__DATASET SECTION__.
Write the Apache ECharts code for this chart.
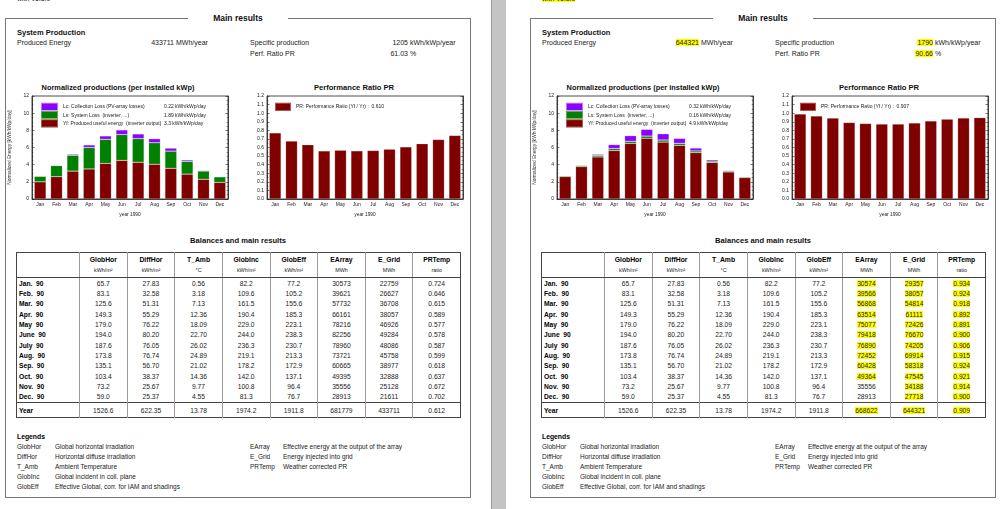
<!DOCTYPE html>
<html><head><meta charset="utf-8">
<script src="https://cdn.jsdelivr.net/npm/echarts/dist/echarts.min.js"></script>
<style>
html,body{margin:0;padding:0;width:1000px;height:509px;overflow:hidden;background:#fff;font-family:'Liberation Sans',Arial,sans-serif;color:#222;}
table.bal{position:absolute;left:16px;top:252px;width:445px;border-collapse:collapse;table-layout:fixed;border:1px solid #444;font-size:6.7px;}
table.bal td{padding:0;text-align:center;border-left:1px solid #9a9a9a;line-height:9px;white-space:nowrap;overflow:visible;color:#222;}
table.bal td.lab{text-align:left;padding-left:2px;font-weight:bold;color:#000;border-left:none;}
table.bal tr.h1 td{height:13px;font-weight:bold;color:#000;font-size:6.8px;}
table.bal tr.h2 td{height:11px;font-size:5.4px;border-bottom:1px solid #444;vertical-align:top;}
table.bal tr.d td{height:10.35px;}
table.bal tr.y td{height:14px;border-top:1px solid #444;}
.hl{background:#ffff00;}
</style>
</head><body>
<script>
// ---------- DATA ----------
const months = ['Jan','Feb','Mar','Apr','May','Jun','Jul','Aug','Sep','Oct','Nov','Dec'];
const rowLabels = ['Jan.  90','Feb.  90','Mar.  90','Apr.  90','May  90','June  90','July  90','Aug.  90','Sep.  90','Oct.  90','Nov.  90','Dec.  90'];
const colNames = ['GlobHor','DiffHor','T_Amb','GlobInc','GlobEff','EArray','E_Grid','PRTemp'];
const colUnits = ['kWh/m\u00b2','kWh/m\u00b2','\u00b0C','kWh/m\u00b2','kWh/m\u00b2','MWh','MWh','ratio'];

const globHor = ['65.7','83.1','125.6','149.3','179.0','194.0','187.6','173.8','135.1','103.4','73.2','59.0'];
const diffHor = ['27.83','32.58','51.31','55.29','76.22','80.20','76.05','76.74','56.70','38.37','25.67','25.37'];
const tAmb    = ['0.56','3.18','7.13','12.36','18.09','22.70','26.02','24.89','21.02','14.36','9.77','4.55'];
const globInc = ['82.2','109.6','161.5','190.4','229.0','244.0','236.3','219.1','178.2','142.0','100.8','81.3'];
const globEff = ['77.2','105.2','155.6','185.3','223.1','238.3','230.7','213.3','172.9','137.1','96.4','76.7'];
const yearClimate = ['1526.6','622.35','13.78','1974.2','1911.8'];

// left report
const eArrayA = ['30573','39621','57732','66161','78216','82256','78960','73721','60665','49395','35556','28913'];
const eGridA  = ['22759','26627','36708','38057','46926','49284','48086','45758','38977','32888','25128','21611'];
const prTempA = ['0.724','0.646','0.615','0.589','0.577','0.578','0.587','0.599','0.618','0.637','0.672','0.702'];
const yearA   = ['681779','433711','0.612'];
const yfA = [2.0, 2.6, 3.25, 3.5, 4.15, 4.5, 4.28, 4.05, 3.58, 2.9, 2.3, 1.94];
const lsA = [0.65, 1.3, 1.85, 2.5, 2.8, 3.0, 2.75, 2.5, 2.0, 1.48, 0.96, 0.64];
const lcA = [0.03, 0.03, 0.12, 0.3, 0.4, 0.55, 0.55, 0.48, 0.35, 0.17, 0.08, 0.06];
const prA = [0.77, 0.675, 0.632, 0.56, 0.568, 0.561, 0.565, 0.58, 0.607, 0.644, 0.693, 0.74];
const legendA = ['0.22 kWh/kWp/day','1.89 kWh/kWp/day','3.3 kWh/kWp/day','0.610'];
const summaryA = ['433711','1205','61.03'];

// right report
const eArrayB = ['30574','39566','56868','63514','75077','79418','76890','72452','60428','49364','35556','28913'];
const eGridB  = ['29357','38057','54814','61111','72426','76670','74205','69914','58318','47545','34188','27718'];
const prTempB = ['0.934','0.924','0.918','0.892','0.891','0.900','0.906','0.915','0.924','0.921','0.914','0.900'];
const yearB   = ['668622','644321','0.909'];
const yfB = [2.6, 3.76, 4.9, 5.65, 6.48, 7.08, 6.63, 6.25, 5.4, 4.25, 3.15, 2.48];
const lsB = [0.11, 0.15, 0.19, 0.22, 0.24, 0.25, 0.24, 0.23, 0.2, 0.16, 0.12, 0.11];
const lcB = [0.02, 0.02, 0.12, 0.47, 0.66, 0.78, 0.73, 0.58, 0.34, 0.16, 0.08, 0.04];
const prB = [0.99, 0.966, 0.943, 0.891, 0.879, 0.873, 0.873, 0.886, 0.909, 0.93, 0.943, 0.948];
const legendB = ['0.32 kWh/kWp/day','0.16 kWh/kWp/day','4.9 kWh/kWp/day','0.907'];
const summaryB = ['644321','1790','90.66'];

const legendTerms = ['GlobHor','DiffHor','T_Amb','GlobInc','GlobEff','EArray','E_Grid','PRTemp'];
const legendDescs = ['Global horizontal irradiation','Horizontal diffuse irradiation','Ambient Temperature','Global incident in coll. plane','Effective Global, corr. for IAM and shadings','Effective energy at the output of the array','Energy injected into grid','Weather corrected PR'];

// ---------- BUILD ----------
const FONT = "'Liberation Sans', Arial, sans-serif";
function el(parent, tag, css, html){const e=document.createElement(tag);e.style.cssText=css;if(html!=null)e.innerHTML=html;parent.appendChild(e);return e;}
function txt(p,x,y,s,extra){return el(p,'div',`position:absolute;left:${x}px;top:${y-5}px;line-height:10px;white-space:nowrap;color:#222;${extra||''}`,s);}
function txtR(p,xr,y,s,extra){return el(p,'div',`position:absolute;left:${xr-120}px;width:120px;text-align:right;top:${y-5}px;line-height:10px;white-space:nowrap;color:#222;${extra||''}`,s);}
function txtC(p,xc,y,s,extra){return el(p,'div',`position:absolute;left:${xc-150}px;width:300px;text-align:center;top:${y-5}px;line-height:10px;white-space:nowrap;color:#222;${extra||''}`,s);}
function H(s,on){return on?`<span class="hl">${s}</span>`:s;}

const axisCol='#222';
function frameAxes(min,max,interval,name,gap,minorSplit,fmt){
  return [{type:'value',min:min,max:max,interval:interval,name:name,nameLocation:'middle',nameGap:gap,
      nameTextStyle:{fontSize:4.8,color:'#333'},
      axisLine:{show:true,lineStyle:{color:axisCol,width:0.8}},axisTick:{show:true,inside:true,length:2.5,lineStyle:{color:axisCol,width:0.6}},
      minorTick:{show:true,splitNumber:minorSplit,length:1.3,lineStyle:{color:axisCol,width:0.5}},
      splitLine:{show:false},axisLabel:{fontSize:5,color:'#222',margin:3,formatter:fmt}},
      {type:'value',position:'right',min:min,max:max,interval:interval,
      axisLine:{show:true,lineStyle:{color:axisCol,width:0.8}},axisTick:{show:true,inside:true,length:2.5,lineStyle:{color:axisCol,width:0.6}},
      minorTick:{show:true,splitNumber:minorSplit,length:1.3,lineStyle:{color:axisCol,width:0.5}},
      splitLine:{show:false},axisLabel:{show:false}}];
}
function monthAxis(){
  return [{type:'category',data:months,name:'year 1990',nameLocation:'middle',nameGap:7.5,
      nameTextStyle:{fontSize:4.8,color:'#222'},
      axisLine:{lineStyle:{color:axisCol,width:0.8}},axisTick:{inside:true,length:2,lineStyle:{color:axisCol,width:0.6}},
      axisLabel:{fontSize:5,color:'#222',margin:3}}];
}
function normOption(yf, ls, lc, lv){
  const names=['Lc: Collection Loss (PV-array losses)','Ls: System Loss  (inverter, ...)','Yf: Produced useful energy  (inverter output)'];
  const vmap={}; names.forEach((n,i)=>vmap[n]=lv[i]);
  const legends = names.map((n,i)=>({left:40,top:11.7+i*8.3,itemWidth:17,itemHeight:8.3,itemGap:0,padding:0,icon:'rect',
      data:[n],selectedMode:false,
      formatter:x=>`{n|${x}}{v|${vmap[x]}}`,
      textStyle:{fontSize:5,color:'#222',rich:{n:{width:101,fontSize:5,color:'#222'},v:{fontSize:5,color:'#222'}}}}));
  return {
    animation:false,
    textStyle:{fontFamily:FONT},
    grid:{left:32,top:6,width:196,height:103,show:true,borderColor:axisCol,borderWidth:0.8,containLabel:false,outerBoundsMode:'none'},
    legend:legends,
    xAxis:monthAxis(),
    yAxis:frameAxes(0,12,2,'Normalized Energy [kWh/kWp/day]',10,4,v=>String(v)),
    series:[
      {name:names[2],type:'bar',stack:'s',data:yf,barCategoryGap:'28%',itemStyle:{color:'#800000',borderColor:'rgba(255,255,255,0.35)',borderWidth:0.5}},
      {name:names[1],type:'bar',stack:'s',data:ls,itemStyle:{color:'#008000',borderColor:'rgba(255,255,255,0.35)',borderWidth:0.5}},
      {name:names[0],type:'bar',stack:'s',data:lc,itemStyle:{color:'#8c00ff',borderColor:'rgba(255,255,255,0.45)',borderWidth:0.5}}
    ]
  };
}
function prOption(pr, pv){
  const name='PR: Performance Ratio (Yf / Yr) :  '+pv;
  return {
    animation:false,
    textStyle:{fontFamily:FONT},
    grid:{left:22,top:6,width:196,height:103,show:true,borderColor:axisCol,borderWidth:0.8,containLabel:false,outerBoundsMode:'none'},
    legend:{left:29,top:11.7,itemWidth:16,itemHeight:8.3,padding:0,icon:'rect',data:[name],selectedMode:false,
      textStyle:{fontSize:5,color:'#222'}},
    xAxis:monthAxis(),
    yAxis:frameAxes(0,1.2,0.1,'Performance Ratio PR',14,2,v=>v.toFixed(1)),
    series:[{name:name,type:'bar',data:pr,barCategoryGap:'28%',itemStyle:{color:'#800000',borderColor:'rgba(255,255,255,0.35)',borderWidth:0.5}}]
  };
}

function buildPage(offset, d){
  const p = el(document.body,'div',`position:absolute;left:${offset}px;top:0;width:490px;height:509px;`);
  const hi = d.hi;
  txt(p,17,-1,H('with v6.8.9',hi),'font-size:7px;');
  el(p,'div','position:absolute;left:5px;top:18px;width:464px;height:478px;border:1px solid #777;');
  txtC(p,238,18,'<span style="background:#fff;padding:0 25px;">Main results</span>','font-size:8.5px;font-weight:bold;color:#111;');
  txt(p,17,33,'System Production','font-size:7.5px;font-weight:bold;color:#111;');
  txt(p,17,43,'Produced Energy','font-size:7px;');
  txtR(p,174,43,H(d.summary[0],hi),'font-size:7px;');
  txt(p,176,43,'MWh/year','font-size:7px;');
  txt(p,250,43,'Specific production','font-size:7px;');
  txtR(p,408,43,H(d.summary[1],hi),'font-size:7px;');
  txt(p,410,43,'kWh/kWp/year','font-size:7px;');
  txt(p,250,54,'Perf. Ratio PR','font-size:7px;');
  txtR(p,408,54,H(d.summary[2],hi),'font-size:7px;');
  txt(p,410,54,'%','font-size:7px;');
  txtC(p,118,88,'Normalized productions (per installed kWp)','font-size:7.4px;font-weight:bold;color:#111;');
  txtC(p,354,88,'Performance Ratio PR','font-size:7.6px;font-weight:bold;color:#111;');
  const c1 = el(p,'div','position:absolute;left:0px;top:90px;width:240px;height:128px;');
  const c2 = el(p,'div','position:absolute;left:245px;top:90px;width:240px;height:128px;');
  echarts.init(c1,null,{renderer:'canvas'}).setOption(normOption(d.yf,d.ls,d.lc,d.legend));
  echarts.init(c2,null,{renderer:'canvas'}).setOption(prOption(d.pr,d.legend[3]));
  txtC(p,238,241,'Balances and main results','font-size:7.6px;font-weight:bold;color:#111;');
  const cols=[globHor,diffHor,tAmb,globInc,globEff,d.eArray,d.eGrid,d.prTemp];
  let h='<colgroup><col style="width:63px">'+colNames.map(()=>'<col>').join('')+'</colgroup>';
  h+='<tr class="h1"><td class="lab"></td>'+colNames.map(n=>`<td>${n}</td>`).join('')+'</tr>';
  h+='<tr class="h2"><td class="lab"></td>'+colUnits.map(n=>`<td>${n}</td>`).join('')+'</tr>';
  rowLabels.forEach((r,i)=>{
    h+=`<tr class="d"><td class="lab">${r.replace(/ /g,'&nbsp;')}</td>`+cols.map((c,j)=>{
      const on = hi && (j===6||j===7||(j===5&&i<10));
      return `<td>${H(c[i],on)}</td>`;}).join('')+'</tr>';
  });
  const yr=yearClimate.concat(d.year);
  h+='<tr class="y"><td class="lab">Year</td>'+yr.map((v,j)=>`<td>${H(v,hi&&j>=5)}</td>`).join('')+'</tr>';
  el(p,'table','',h).className='bal';
  txt(p,17,437,'Legends','font-size:6.8px;font-weight:bold;color:#000;');
  legendTerms.forEach((t,i)=>{
    const left = i<5; const row = left?i:i-5;
    const y = 446.7 + row*10.1;
    txt(p,left?17:250,y,t,'font-size:6.5px;');
    txt(p,left?55:283,y,legendDescs[i],'font-size:6.5px;');
  });
}

el(document.body,'div','position:absolute;left:491px;top:0;width:1px;height:509px;background:#9a9a9a;');
el(document.body,'div','position:absolute;left:492px;top:0;width:14px;height:509px;background:#c4c4c4;');

buildPage(0,{hi:false,summary:summaryA,yf:yfA,ls:lsA,lc:lcA,pr:prA,legend:legendA,eArray:eArrayA,eGrid:eGridA,prTemp:prTempA,year:yearA});
buildPage(525,{hi:true,summary:summaryB,yf:yfB,ls:lsB,lc:lcB,pr:prB,legend:legendB,eArray:eArrayB,eGrid:eGridB,prTemp:prTempB,year:yearB});
</script>
</body></html>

__OBJECTIVE__. Leave out any pictures, please, and quote only the lines from the top of the data through the line that contains "yearClimate = ['1526.6','622.35','13.78','1974.2','1911.8'];".

__RESPONSE TO THIS EXERCISE__.
Write the Apache ECharts code for this chart.
<!DOCTYPE html>
<html><head><meta charset="utf-8">
<script src="https://cdn.jsdelivr.net/npm/echarts/dist/echarts.min.js"></script>
<style>
html,body{margin:0;padding:0;width:1000px;height:509px;overflow:hidden;background:#fff;font-family:'Liberation Sans',Arial,sans-serif;color:#222;}
table.bal{position:absolute;left:16px;top:252px;width:445px;border-collapse:collapse;table-layout:fixed;border:1px solid #444;font-size:6.7px;}
table.bal td{padding:0;text-align:center;border-left:1px solid #9a9a9a;line-height:9px;white-space:nowrap;overflow:visible;color:#222;}
table.bal td.lab{text-align:left;padding-left:2px;font-weight:bold;color:#000;border-left:none;}
table.bal tr.h1 td{height:13px;font-weight:bold;color:#000;font-size:6.8px;}
table.bal tr.h2 td{height:11px;font-size:5.4px;border-bottom:1px solid #444;vertical-align:top;}
table.bal tr.d td{height:10.35px;}
table.bal tr.y td{height:14px;border-top:1px solid #444;}
.hl{background:#ffff00;}
</style>
</head><body>
<script>
// ---------- DATA ----------
const months = ['Jan','Feb','Mar','Apr','May','Jun','Jul','Aug','Sep','Oct','Nov','Dec'];
const rowLabels = ['Jan.  90','Feb.  90','Mar.  90','Apr.  90','May  90','June  90','July  90','Aug.  90','Sep.  90','Oct.  90','Nov.  90','Dec.  90'];
const colNames = ['GlobHor','DiffHor','T_Amb','GlobInc','GlobEff','EArray','E_Grid','PRTemp'];
const colUnits = ['kWh/m\u00b2','kWh/m\u00b2','\u00b0C','kWh/m\u00b2','kWh/m\u00b2','MWh','MWh','ratio'];

const globHor = ['65.7','83.1','125.6','149.3','179.0','194.0','187.6','173.8','135.1','103.4','73.2','59.0'];
const diffHor = ['27.83','32.58','51.31','55.29','76.22','80.20','76.05','76.74','56.70','38.37','25.67','25.37'];
const tAmb    = ['0.56','3.18','7.13','12.36','18.09','22.70','26.02','24.89','21.02','14.36','9.77','4.55'];
const globInc = ['82.2','109.6','161.5','190.4','229.0','244.0','236.3','219.1','178.2','142.0','100.8','81.3'];
const globEff = ['77.2','105.2','155.6','185.3','223.1','238.3','230.7','213.3','172.9','137.1','96.4','76.7'];
const yearClimate = ['1526.6','622.35','13.78','1974.2','1911.8'];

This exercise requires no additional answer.